British Petroleum’s environmental scheme

A secondary school exhibition display on farming

In the atrium of the BP Building in Trinidad and Tobago, in front of Jacki Hinkson’s mural, an exhibition is set up in a typical fashion. Plinths are covered with a black mat tarp and from a quarter off the floor, a decorative pattern runs along the edge. Distracting as this may be, it is also cluttered with matted photographs. These are the photography winners from the BP competition on the theme of the Energy for Life in Trinidad and Tobago.

But one wonders if truly the winners reflected particularity on the theme. The photographs encompassed images found in farming and the natural environment. These included animals, details of flowers, birds and photographs capturing the sun as the source of life, perfectly composed in the centre of the photograph and not neglecting the flare off some individual. Some photos looked doctored and others seemed staged including the first prize winner, Ronald Chung with his photograph of a farmer sprinkling beads of water on a plant. Second and third place winners captured Pigeon Point at dust and a child running with a fish, respectively.

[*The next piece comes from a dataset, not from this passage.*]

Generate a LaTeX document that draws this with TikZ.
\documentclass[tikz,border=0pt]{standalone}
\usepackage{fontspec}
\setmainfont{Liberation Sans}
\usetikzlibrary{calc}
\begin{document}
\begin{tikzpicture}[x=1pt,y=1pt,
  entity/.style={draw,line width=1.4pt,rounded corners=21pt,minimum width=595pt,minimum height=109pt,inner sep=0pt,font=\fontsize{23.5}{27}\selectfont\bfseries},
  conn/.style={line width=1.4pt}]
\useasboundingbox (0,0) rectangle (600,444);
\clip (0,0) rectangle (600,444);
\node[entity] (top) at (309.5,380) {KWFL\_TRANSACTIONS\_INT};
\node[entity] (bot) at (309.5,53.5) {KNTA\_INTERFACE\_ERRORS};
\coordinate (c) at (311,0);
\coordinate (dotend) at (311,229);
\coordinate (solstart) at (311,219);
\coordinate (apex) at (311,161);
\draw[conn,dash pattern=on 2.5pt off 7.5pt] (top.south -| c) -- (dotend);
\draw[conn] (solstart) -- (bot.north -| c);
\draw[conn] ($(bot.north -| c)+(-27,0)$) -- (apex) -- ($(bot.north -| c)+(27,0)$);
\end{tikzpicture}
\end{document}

The winner of the amateur level, Brian Batholomew snapped a candid portrait of children and the overall photograph attempted to reproduce a Karen Sylvester moment with light permeating through a bamboo patch. images quite apt for an annual report cover and for their archive of over 500 submissions to which they have the rights to.

This exhibition could have been reduced to only five pieces, and the winner should have deservedly been awarded to Mr. Batholomew for the warmth and human element from his work. Otherwise, the exhibition showed an overwhelming degree of literal meaning, void by the theme itself, Energy for Life, and the pun on Energy/ BP/TT was never explored. Photographs were reduced to clichés and photographers romanticized the notion that all is well in this never ending flow of oil in picture-perfect-moments. BPTT Photographic exhibition at the atrium of the BP Building, Port of Spain runs till 29 July, 2007.

Fuel of the future: Hydrogen /Water. And when the oil reserves are depleted, the island will sustain it self with the abundance of hydro-liquid called, We Sea.